We had so much fun doing our recent re-grade of an old short film (that we're still kinda proud of) that I thought I'd share a bit about why we did it and how we achieved the look.
I'd been wanting to revisit our film The Burdened Ass for years; myself, DP Aadel Nodeh-Farahani and Colourist Pat Wintersgill were all about 22 when we did the original transfer (a telecine) and completely inexperienced and naive - although of course we didn't think it at the time… we thought we were hot sh*t. I've compared the shots from the 2002 transfer to the new 2010 one at the end of the demo.
I was inspired by the Criterion Collection's recent transfer of Days Of Heaven on Bluray. See a comparison of the old DVD with the new DVD and Bluray here: dvdbeaver.com/film/dvdreviews9/days-of-heaven.htm and here, colourist Lee Klein writes about their approach and Terrence Malik's desire to play down the hazy warmth the film was famous for and instead make more of each shot's natural qualities: criterion.com/current/posts/736-striking-gold (The bluray is truly beautiful in motion - if you're thinking about getting it, don't hesitate for a moment longer).
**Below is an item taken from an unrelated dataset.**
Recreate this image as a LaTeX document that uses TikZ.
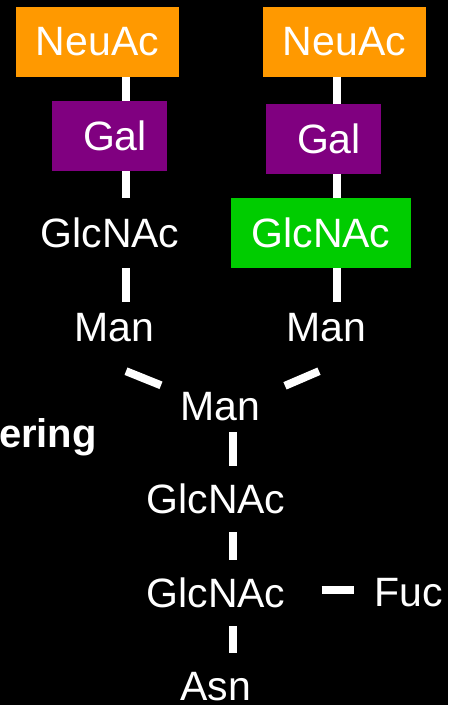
\documentclass[tikz,border=0pt]{standalone}
\usepackage{fontspec}
\setmainfont{Liberation Sans}
\usepackage{tikz}
\usetikzlibrary{
  positioning,
  calc,
  }
\definecolor{neucol}{HTML}{FF9900}
\definecolor{galcol}{HTML}{800080}
\definecolor{glccol}{HTML}{00CC00}

\begin{document}
\begin{tikzpicture}[x=1pt, y=-1pt,
    every node/.style={text=white, inner sep=0pt, font=\fontsize{41}{49}\selectfont},
    sugar/.style={minimum height=66pt},
    mannose/.style={minimum height=50pt},
    box/.style={minimum height=70pt},
    link/.style={draw=white, line width=8pt}]
                \fill[black] (0,0) rectangle (448,705);
                \useasboundingbox (0,0) rectangle (448,705);

                % left antenna
                \node[box, fill=neucol, minimum width=163pt] (neuL) at (97.5,42) {NeuAc};
                \node[box, fill=galcol, minimum width=115pt] (galL) at (109.5,136) {\hspace*{11pt}Gal};
                \node[box, minimum width=140pt] (glcL) at (110,233) {GlcNAc};
                \node[mannose] (manL) at (114,327.5) {Man};

                % right antenna
                \node[box, fill=neucol, minimum width=163pt] (neuR) at (344.5,42) {NeuAc};
                \node[box, fill=galcol, minimum width=115pt] (galR) at (323.5,139) {\hspace*{11pt}Gal};
                \node[box, fill=glccol, minimum width=180pt] (glcR) at (321,233) {GlcNAc};
                \node[mannose] (manR) at (326,327.5) {Man};

                % core
                \node[mannose] (manC) at (220,407) {Man};
                \node[sugar] (glcA) at (216,499) {GlcNAc};
                \node[sugar] (glcB) at (216,593) {GlcNAc};
                \node[sugar] (fuc) at (409,593) {Fuc};
                \node[sugar] (asn) at (215.5,686.5) {Asn};
                \node[anchor=base east, font=\fontsize{40}{48}\selectfont\bfseries] (title) at (97,447) {ering};

                \coordinate (axL) at (126,0);
                \coordinate (axR) at (337,0);
                \coordinate (axC) at (233,0);

                \draw[link] (neuL.south -| axL) -- (galL.north -| axL);
                \draw[link] (galL.south -| axL) -- (glcL.north -| axL);
                \draw[link] (glcL.south -| axL) -- (manL.north -| axL);
                \draw[link] (neuR.south -| axR) -- (galR.north -| axR);
                \draw[link] (galR.south -| axR) -- (glcR.north -| axR);
                \draw[link] (glcR.south -| axR) -- (manR.north -| axR);

                \draw[link] ($(manL.south)+(12,18.5)$) -- ($(manC.north)+(-59,3.5)$);
                \draw[link] ($(manR.south)+(-7,18.5)$) -- ($(manC.north)+(65,4)$);

                \draw[link] (manC.south -| axC) -- (glcA.north -| axC);
                \draw[link] (glcA.south -| axC) -- (glcB.north -| axC);
                \draw[link] (glcB.south -| axC) -- (asn.north -| axC);
                \draw[link, shorten <=36pt, shorten >=21pt] ([yshift=3.5pt]glcB.east) -- ([yshift=3.5pt]fuc.west);
            \end{tikzpicture}
\end{document}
Anyway, our old film school grade was garish, harsh and pushed saturation and contrast to ridiculous levels. Inspired by Malik's approach of complete re-evaluation I started looking for any colour photography from the period of the Great War (when The Burdened Ass is set) and was surprised to find that the Lumiere Brother's Autochrome colour process was used a lot during the war and in the trenches. Some of the images are shown below - here are some links to more: spiegel.de/fotostrecke/fotostrecke-37025.html and alphabeticgadgets.blogspot.com/2009/11/great-war-in-colour.html The early technique used makes them look like they've been colourized later, but they haven't. Unlike Malik's brilliant film, not every shot in our film had fantastic natural qualities (the lighting continuity in the main, central sequence jumps from overcast to direct sunlight and back again). So I was looking for a style which would help us patch over the lighting inconsistencies in the central, continuous sequences, but which would allow us to make the most of individual shots in the well exposed montage sequences.
Pat scanned the images at 10 bit logarithmic from the super16mm neg and loaded it into Quantel’s iQ in linear space with no LUT. With the autochrome images in mind but also with a desire to make the most of each shot's natural qualities, we pumped in a lot of contrast, pulled back the overall colour saturation a little and dialled in some warm browns to give it that slightly faded feel.
We also used graduated shapes to give density variation from the centre of the frame to the edges. This meant that where the image was darker around the edges the saturation we'd subdued was revealed, but only in specific areas and spots. Older lens' abilities to allow uniform light penetration wasn't as good as it is now - meaning that if a lens is spherical it will allow more light through the centre of the lens than it does at the sides, with some light being lost by reflection/glass absorption. (Imagine if you will drawing a rectangle within a round shooting target. The bulls eye will receive the greatest amount if light while the edges will receive less.)
We applied that approach to each scene, attempting to make the most of each image's qualities whilst also attempting to give each a unified look. The central sequence feature a more obvious sepia tone to unify it. then in the montage sequences that bookend the film and in which time is compressed, the grade jumps around from shot to shot as we attempt to make the best we can of each.